Exclude images, then output the remaining data verbatim.

──────────────────────────────

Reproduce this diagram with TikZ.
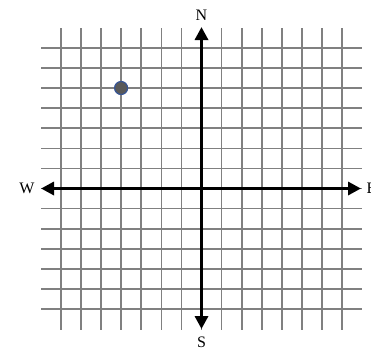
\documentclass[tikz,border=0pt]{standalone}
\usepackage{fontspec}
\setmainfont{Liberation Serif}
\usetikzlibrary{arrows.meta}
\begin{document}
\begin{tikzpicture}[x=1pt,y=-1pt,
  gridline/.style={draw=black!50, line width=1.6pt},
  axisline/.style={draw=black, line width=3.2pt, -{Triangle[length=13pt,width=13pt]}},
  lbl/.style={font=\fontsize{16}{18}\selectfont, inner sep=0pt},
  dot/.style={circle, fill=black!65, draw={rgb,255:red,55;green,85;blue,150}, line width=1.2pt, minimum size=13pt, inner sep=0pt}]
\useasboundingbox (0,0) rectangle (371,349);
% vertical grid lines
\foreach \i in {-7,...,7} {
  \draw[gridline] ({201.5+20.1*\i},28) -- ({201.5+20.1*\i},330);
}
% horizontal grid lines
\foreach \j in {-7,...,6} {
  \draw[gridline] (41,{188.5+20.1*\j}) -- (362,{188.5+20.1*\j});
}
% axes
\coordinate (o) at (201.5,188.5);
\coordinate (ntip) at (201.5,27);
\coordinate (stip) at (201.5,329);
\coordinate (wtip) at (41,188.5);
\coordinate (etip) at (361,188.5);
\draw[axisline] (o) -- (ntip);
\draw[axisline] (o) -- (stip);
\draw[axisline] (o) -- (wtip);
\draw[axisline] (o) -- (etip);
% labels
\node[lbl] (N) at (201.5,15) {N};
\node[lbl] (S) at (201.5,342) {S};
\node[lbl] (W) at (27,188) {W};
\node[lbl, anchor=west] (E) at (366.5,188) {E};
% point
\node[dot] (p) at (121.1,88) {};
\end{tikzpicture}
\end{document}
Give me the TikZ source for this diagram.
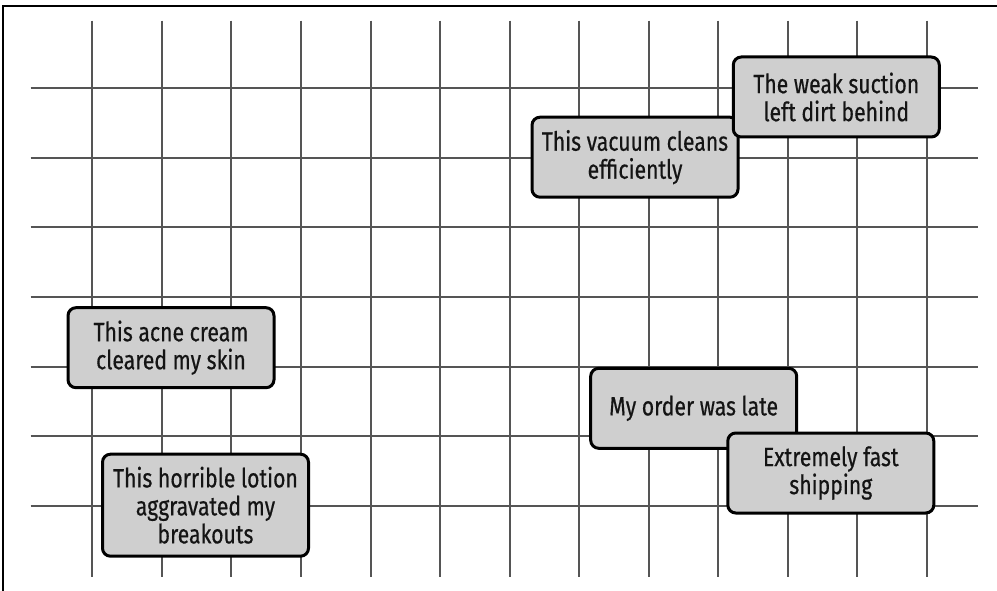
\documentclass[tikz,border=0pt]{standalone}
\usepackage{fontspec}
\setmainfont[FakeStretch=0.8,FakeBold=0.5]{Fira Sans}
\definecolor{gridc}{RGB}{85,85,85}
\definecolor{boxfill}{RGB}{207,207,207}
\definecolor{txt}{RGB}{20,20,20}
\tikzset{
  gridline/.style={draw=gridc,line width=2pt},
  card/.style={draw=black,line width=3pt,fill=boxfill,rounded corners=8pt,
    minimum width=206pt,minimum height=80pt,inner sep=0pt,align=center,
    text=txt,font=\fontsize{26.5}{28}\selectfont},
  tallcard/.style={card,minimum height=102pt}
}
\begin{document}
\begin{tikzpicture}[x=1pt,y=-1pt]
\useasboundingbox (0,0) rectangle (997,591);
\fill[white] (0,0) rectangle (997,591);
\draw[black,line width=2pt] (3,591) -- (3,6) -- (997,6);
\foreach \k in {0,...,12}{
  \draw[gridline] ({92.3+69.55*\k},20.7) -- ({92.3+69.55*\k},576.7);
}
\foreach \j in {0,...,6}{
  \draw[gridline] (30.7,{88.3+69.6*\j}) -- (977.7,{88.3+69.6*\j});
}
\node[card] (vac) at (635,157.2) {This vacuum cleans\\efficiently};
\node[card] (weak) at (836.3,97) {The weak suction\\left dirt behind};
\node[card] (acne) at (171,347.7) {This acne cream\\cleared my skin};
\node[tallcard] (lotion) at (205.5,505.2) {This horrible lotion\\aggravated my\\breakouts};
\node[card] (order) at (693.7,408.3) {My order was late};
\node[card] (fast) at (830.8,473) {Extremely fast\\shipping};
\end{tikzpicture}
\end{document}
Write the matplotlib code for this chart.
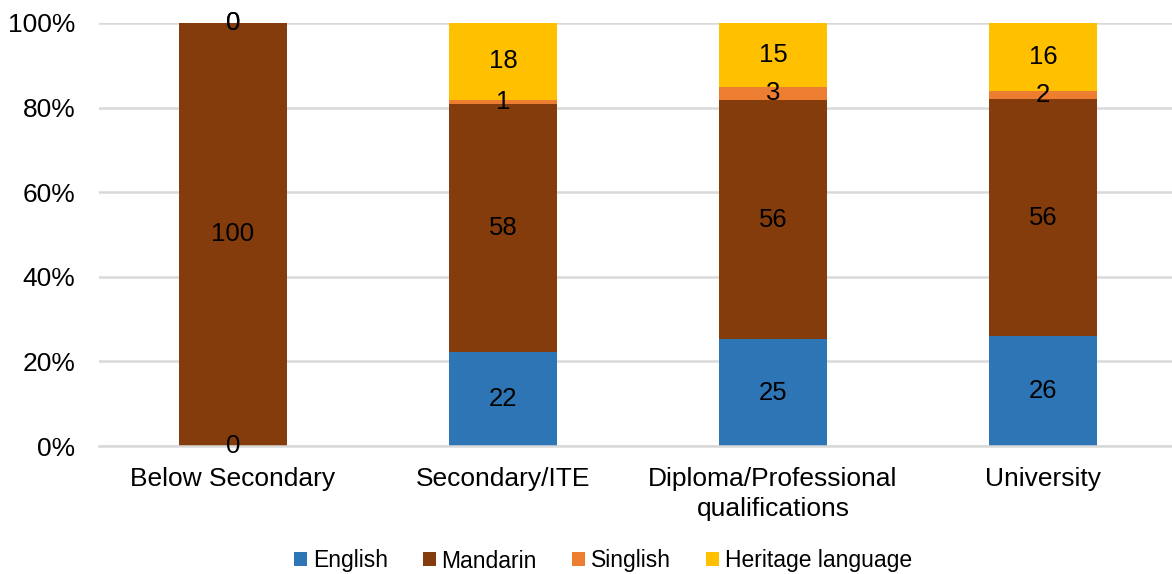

──────────────────────────────

* Response for this exercise
Reproduce this diagram with TikZ.
\documentclass[tikz,border=0pt]{standalone}
\usepackage{fontspec}
\setmainfont{Liberation Serif}
\usetikzlibrary{arrows.meta}
\begin{document}
\begin{tikzpicture}[x=1pt,y=-1pt,
  gridline/.style={draw=black!50, line width=1.6pt},
  axisline/.style={draw=black, line width=3.2pt, -{Triangle[length=13pt,width=13pt]}},
  lbl/.style={font=\fontsize{16}{18}\selectfont, inner sep=0pt},
  dot/.style={circle, fill=black!65, draw={rgb,255:red,55;green,85;blue,150}, line width=1.2pt, minimum size=13pt, inner sep=0pt}]
\useasboundingbox (0,0) rectangle (371,349);
% vertical grid lines
\foreach \i in {-7,...,7} {
  \draw[gridline] ({201.5+20.1*\i},28) -- ({201.5+20.1*\i},330);
}
% horizontal grid lines
\foreach \j in {-7,...,6} {
  \draw[gridline] (41,{188.5+20.1*\j}) -- (362,{188.5+20.1*\j});
}
% axes
\coordinate (o) at (201.5,188.5);
\coordinate (ntip) at (201.5,27);
\coordinate (stip) at (201.5,329);
\coordinate (wtip) at (41,188.5);
\coordinate (etip) at (361,188.5);
\draw[axisline] (o) -- (ntip);
\draw[axisline] (o) -- (stip);
\draw[axisline] (o) -- (wtip);
\draw[axisline] (o) -- (etip);
% labels
\node[lbl] (N) at (201.5,15) {N};
\node[lbl] (S) at (201.5,342) {S};
\node[lbl] (W) at (27,188) {W};
\node[lbl, anchor=west] (E) at (366.5,188) {E};
% point
\node[dot] (p) at (121.1,88) {};
\end{tikzpicture}
\end{document}
Give me the TikZ source for this diagram.
\documentclass[tikz,border=0pt]{standalone}
\usepackage{fontspec}
\setmainfont[FakeStretch=0.8,FakeBold=0.5]{Fira Sans}
\definecolor{gridc}{RGB}{85,85,85}
\definecolor{boxfill}{RGB}{207,207,207}
\definecolor{txt}{RGB}{20,20,20}
\tikzset{
  gridline/.style={draw=gridc,line width=2pt},
  card/.style={draw=black,line width=3pt,fill=boxfill,rounded corners=8pt,
    minimum width=206pt,minimum height=80pt,inner sep=0pt,align=center,
    text=txt,font=\fontsize{26.5}{28}\selectfont},
  tallcard/.style={card,minimum height=102pt}
}
\begin{document}
\begin{tikzpicture}[x=1pt,y=-1pt]
\useasboundingbox (0,0) rectangle (997,591);
\fill[white] (0,0) rectangle (997,591);
\draw[black,line width=2pt] (3,591) -- (3,6) -- (997,6);
\foreach \k in {0,...,12}{
  \draw[gridline] ({92.3+69.55*\k},20.7) -- ({92.3+69.55*\k},576.7);
}
\foreach \j in {0,...,6}{
  \draw[gridline] (30.7,{88.3+69.6*\j}) -- (977.7,{88.3+69.6*\j});
}
\node[card] (vac) at (635,157.2) {This vacuum cleans\\efficiently};
\node[card] (weak) at (836.3,97) {The weak suction\\left dirt behind};
\node[card] (acne) at (171,347.7) {This acne cream\\cleared my skin};
\node[tallcard] (lotion) at (205.5,505.2) {This horrible lotion\\aggravated my\\breakouts};
\node[card] (order) at (693.7,408.3) {My order was late};
\node[card] (fast) at (830.8,473) {Extremely fast\\shipping};
\end{tikzpicture}
\end{document}
Write the matplotlib code for this chart.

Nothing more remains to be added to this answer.